Quelle composition pour le CSTS

Compte tenu de l’ampleur du chantier, « le plus important est de voir comment va se dérouler l’étape suivante », pointe, quant à lui, Marcel Jaeger. « Et je ne vois pas comment imaginer un tel processus de transformation à une échéance de cinq ans s’il n’y a pas de lieu de débat pour préparer les décisions, avec tous les acteurs concernés. » Un lieu qui serait idéalement et logiquement, selon lui, le Conseil supérieur du travail social (CSTS), appelé à devenir un « Conseil interministériel du travail social ». D’autant que la présence des personnes accompagnées dans l’instance rénovée « renforcera sa légitimité », insiste Marcel Jaeger.

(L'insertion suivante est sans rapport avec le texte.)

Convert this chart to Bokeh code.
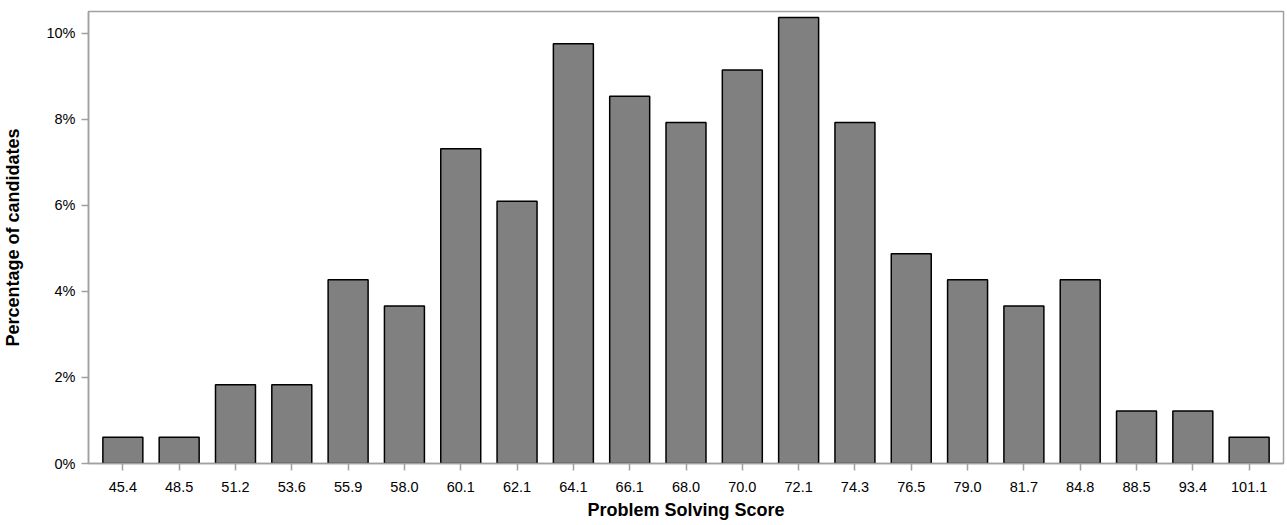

Ce projet de gouvernance comporte des aspects positifs, dont « la participation des personnes accueillies, pourvu que leur représentation, pour chaque secteur concerné du travail social, leur permette d’avoir vraiment la parole, l’ouverture des groupes de travail du conseil et le rapport d’évaluation interministérielle du travail social qu’il devra remettre tous les trois ans », approuve Brigitte Bouquet, membre et ancienne vice-présidente du CSTS. Mais dans le même temps, s’inquiète-t-elle, le plan annonce une « composition resserrée » de l’instance, sans préciser qui n’y serait plus. « Comment avoir la parole des professionnels du terrain avec moins de membres ? », s’interroge-t-elle. Et d’exprimer son incompréhension : renforcer la représentation des ministères « revient à donner de l’importance à des membres qui ont toujours été absents ! », tempête l’ancienne vice-présidente du CSTS. Elle déplore également de voir seulement mentionnée l’existence d’une « commission déontologie », amputée de son volet « éthique », « qui va bien plus loin que la notion des droits et devoirs des travailleurs sociaux », et de ne pas voir apparaître les possibilités d’autosaisine de l’instance. L’enjeu de cette nouvelle gouvernance sera donc celui « de la composition et du dynamisme » du conseil nouvelle formule, abonde François Roche, coordonnateur de la commission « éthique et déontologie » du CSTS, se félicitant d’ores et déjà « de la volonté d’essaimer avec la création d’un réseau de comités d’éthique locaux ». Si la tendance aux injonctions au partage d’informations ne peut qu’inciter à la prudence, ajoute-t-il, « que la question soit traitée dans des lieux de débats, de délibération, et après une conférence de consensus paraît sain ».

Du côté des syndicats, les avis sont nettement plus partagés. Tandis que la CFDT Santé-sociaux se réjouit d’un projet dont elle partage les orientations et qui considère « le travail social non plus comme une charge, mais comme une richesse pour le développement économique des territoires », Alain Dru, coordonnateur pour le travail social de la CGT, exprime « la déception et la colère » de son organisation. « Au final, les diplômes d’Etat n’existeront plus et seront remplacés par des masters, c’est très finement joué ! », s’exaspère-t-il. Dans un communiqué commun, les organisations qui ont lancé les « états généraux alternatifs du travail social », le 16 octobre à Paris – la CGT, la FSU, Solidaires, la FA-FP, le collectif Avenir éducs et l’UNEF – dénoncent « la casse des métiers sous couvert de mise en conformité avec les exigences du LMD (licence-master-doctorat) ». Elles s’insurgent également contre « la fin du secret professionnel remplacé par un partage de l’information avec tout le monde, dont les bénévoles, comme le veulent les élus depuis des années » et contre « le remplacement du travail social par l’intervention sociale, puisqu’il n’est plus nécessaire d’être professionnel pour faire la première analyse des situations ». Pour ces organisations, la revalorisation des statuts n’est que « le renvoi à 2018 d’un hypothétique passage en catégorie A pour les professionnels du secteur public, sans aucune garantie pour le secteur privé, ni pour les personnels titulaires des diplômes d’Etat actuels ».

Notes

(1) Voir ASH n° 2930 du 23-10-15, p. 5.